Dataset excerpt
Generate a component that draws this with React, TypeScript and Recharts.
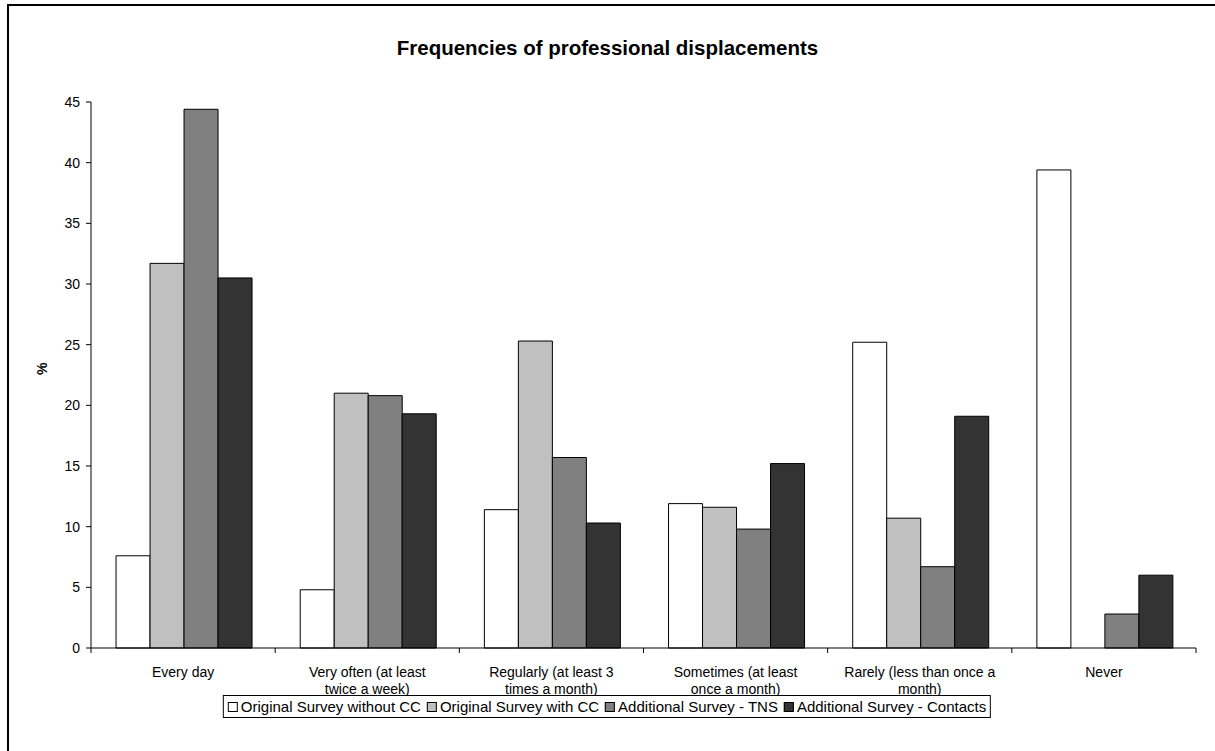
import { Bar, BarChart, XAxis, YAxis } from "recharts";

const categories = [
  "Every day",
  "Very often (at least\ntwice a week)",
  "Regularly (at least 3\ntimes a month)",
  "Sometimes (at least\nonce a month)",
  "Rarely (less than once a\nmonth)",
  "Never",
];

const withoutCC = [7.6, 4.8, 11.4, 11.9, 25.2, 39.4];
const withCC = [31.7, 21.0, 25.3, 11.6, 10.7, null];
const tns = [44.4, 20.8, 15.7, 9.8, 6.7, 2.8];
const contacts = [30.5, 19.3, 10.3, 15.2, 19.1, 6.0];

const yTicks = [0, 5, 10, 15, 20, 25, 30, 35, 40, 45];

const series = [
  { key: "withoutCC", name: "Original Survey without CC", color: "#ffffff" },
  { key: "withCC", name: "Original Survey with CC", color: "#c0c0c0" },
  { key: "tns", name: "Additional Survey - TNS", color: "#808080" },
  { key: "contacts", name: "Additional Survey - Contacts", color: "#333333" },
];

const data = categories.map((c, i) => ({
  category: c,
  withoutCC: withoutCC[i],
  withCC: withCC[i],
  tns: tns[i],
  contacts: contacts[i],
}));

const FONT = "'Liberation Sans', Arial, sans-serif";

// two-line category labels, with tick marks on the band edges
function CategoryTick(props: any) {
  const { x, y, payload, index } = props;
  const half = payload.offset ?? 0;
  const lines = String(payload.value).split("\n");
  return (
    <g>
      <line x1={x - half} x2={x - half} y1={y} y2={y + 5} stroke="#000" />
      {index === categories.length - 1 && (
        <line x1={x + half} x2={x + half} y1={y} y2={y + 5} stroke="#000" />
      )}
      <text x={x} y={y + 29} textAnchor="middle" fontSize={14} fontFamily={FONT} fill="#000">
        {lines.map((l, i) => (
          <tspan key={i} x={x} dy={i === 0 ? 0 : 17}>{l}</tspan>
        ))}
      </text>
    </g>
  );
}

export default function App() {
  return (
    <div style={{ position: "absolute", left: 0, top: 0, width: 1215, height: 751, overflow: "hidden", background: "#fff", fontFamily: FONT }}>
      <div style={{ position: "absolute", left: 7, top: 4, width: 1300, height: 900, border: "2px solid #000" }} />
      <div style={{ position: "absolute", left: 0, top: 36, width: 1215, textAlign: "center", fontSize: 20.5, fontWeight: 700, lineHeight: "24px" }}>
        Frequencies of professional displacements
      </div>
      <div style={{ position: "absolute", left: 0, top: 0 }}>
        <BarChart width={1215} height={751} data={data} margin={{ top: 102, right: 19, bottom: 0, left: 0 }} barCategoryGap="13.6%" barGap={0}>
          <XAxis dataKey="category" height={103} interval={0} tickSize={0} tickMargin={0} tickLine={false} axisLine={{ stroke: "#000" }} tick={<CategoryTick />} />
          <XAxis xAxisId="top" orientation="top" dataKey="category" height={0} tick={false} tickLine={false} axisLine={{ stroke: "#808080" }} />
          <YAxis
            width={91}
            domain={[0, 45]}
            ticks={yTicks}
            interval={0}
            tickSize={5}
            tickMargin={6}
            axisLine={{ stroke: "#000" }}
            tickLine={{ stroke: "#000" }}
            tick={{ fill: "#000", fontSize: 14, fontFamily: FONT }}
            label={{ value: "%", angle: -90, position: "insideLeft", offset: 42, fill: "#000", fontSize: 14, fontWeight: 700, fontFamily: FONT }}
          />
          <YAxis yAxisId="right" orientation="right" width={0} domain={[0, 45]} tick={false} tickLine={false} axisLine={{ stroke: "#808080" }} />
          {series.map((s) => (
            <Bar key={s.key} dataKey={s.key} name={s.name} fill={s.color} stroke="#000" strokeWidth={1} isAnimationActive={false} />
          ))}
        </BarChart>
      </div>
      <div style={{ position: "absolute", left: 607, top: 695, transform: "translateX(-50%)", border: "1px solid #000", padding: "2px 4px", display: "flex", whiteSpace: "nowrap", fontSize: 15, lineHeight: "17px", background: "#fff" }}>
        {series.map((s, i) => (
          <span key={s.key} style={{ display: "inline-flex", alignItems: "center", marginLeft: i === 0 ? 0 : 6 }}>
            <span style={{ display: "inline-block", width: 8, height: 8, border: "1px solid #000", background: s.color, marginRight: 3 }} />
            {s.name}
          </span>
        ))}
      </div>
    </div>
  );
}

Problem to solve
Make an exact copy of the data, leaving its pictures out.

Written solution
Generate a component that draws this with React, TypeScript and Recharts.
import { Bar, BarChart, XAxis, YAxis } from "recharts";

const categories = [
  "Every day",
  "Very often (at least\ntwice a week)",
  "Regularly (at least 3\ntimes a month)",
  "Sometimes (at least\nonce a month)",
  "Rarely (less than once a\nmonth)",
  "Never",
];

const withoutCC = [7.6, 4.8, 11.4, 11.9, 25.2, 39.4];
const withCC = [31.7, 21.0, 25.3, 11.6, 10.7, null];
const tns = [44.4, 20.8, 15.7, 9.8, 6.7, 2.8];
const contacts = [30.5, 19.3, 10.3, 15.2, 19.1, 6.0];

const yTicks = [0, 5, 10, 15, 20, 25, 30, 35, 40, 45];

const series = [
  { key: "withoutCC", name: "Original Survey without CC", color: "#ffffff" },
  { key: "withCC", name: "Original Survey with CC", color: "#c0c0c0" },
  { key: "tns", name: "Additional Survey - TNS", color: "#808080" },
  { key: "contacts", name: "Additional Survey - Contacts", color: "#333333" },
];

const data = categories.map((c, i) => ({
  category: c,
  withoutCC: withoutCC[i],
  withCC: withCC[i],
  tns: tns[i],
  contacts: contacts[i],
}));

const FONT = "'Liberation Sans', Arial, sans-serif";

// two-line category labels, with tick marks on the band edges
function CategoryTick(props: any) {
  const { x, y, payload, index } = props;
  const half = payload.offset ?? 0;
  const lines = String(payload.value).split("\n");
  return (
    <g>
      <line x1={x - half} x2={x - half} y1={y} y2={y + 5} stroke="#000" />
      {index === categories.length - 1 && (
        <line x1={x + half} x2={x + half} y1={y} y2={y + 5} stroke="#000" />
      )}
      <text x={x} y={y + 29} textAnchor="middle" fontSize={14} fontFamily={FONT} fill="#000">
        {lines.map((l, i) => (
          <tspan key={i} x={x} dy={i === 0 ? 0 : 17}>{l}</tspan>
        ))}
      </text>
    </g>
  );
}

export default function App() {
  return (
    <div style={{ position: "absolute", left: 0, top: 0, width: 1215, height: 751, overflow: "hidden", background: "#fff", fontFamily: FONT }}>
      <div style={{ position: "absolute", left: 7, top: 4, width: 1300, height: 900, border: "2px solid #000" }} />
      <div style={{ position: "absolute", left: 0, top: 36, width: 1215, textAlign: "center", fontSize: 20.5, fontWeight: 700, lineHeight: "24px" }}>
        Frequencies of professional displacements
      </div>
      <div style={{ position: "absolute", left: 0, top: 0 }}>
        <BarChart width={1215} height={751} data={data} margin={{ top: 102, right: 19, bottom: 0, left: 0 }} barCategoryGap="13.6%" barGap={0}>
          <XAxis dataKey="category" height={103} interval={0} tickSize={0} tickMargin={0} tickLine={false} axisLine={{ stroke: "#000" }} tick={<CategoryTick />} />
          <XAxis xAxisId="top" orientation="top" dataKey="category" height={0} tick={false} tickLine={false} axisLine={{ stroke: "#808080" }} />
          <YAxis
            width={91}
            domain={[0, 45]}
            ticks={yTicks}
            interval={0}
            tickSize={5}
            tickMargin={6}
            axisLine={{ stroke: "#000" }}
            tickLine={{ stroke: "#000" }}
            tick={{ fill: "#000", fontSize: 14, fontFamily: FONT }}
            label={{ value: "%", angle: -90, position: "insideLeft", offset: 42, fill: "#000", fontSize: 14, fontWeight: 700, fontFamily: FONT }}
          />
          <YAxis yAxisId="right" orientation="right" width={0} domain={[0, 45]} tick={false} tickLine={false} axisLine={{ stroke: "#808080" }} />
          {series.map((s) => (
            <Bar key={s.key} dataKey={s.key} name={s.name} fill={s.color} stroke="#000" strokeWidth={1} isAnimationActive={false} />
          ))}
        </BarChart>
      </div>
      <div style={{ position: "absolute", left: 607, top: 695, transform: "translateX(-50%)", border: "1px solid #000", padding: "2px 4px", display: "flex", whiteSpace: "nowrap", fontSize: 15, lineHeight: "17px", background: "#fff" }}>
        {series.map((s, i) => (
          <span key={s.key} style={{ display: "inline-flex", alignItems: "center", marginLeft: i === 0 ? 0 : 6 }}>
            <span style={{ display: "inline-block", width: 8, height: 8, border: "1px solid #000", background: s.color, marginRight: 3 }} />
            {s.name}
          </span>
        ))}
      </div>
    </div>
  );
}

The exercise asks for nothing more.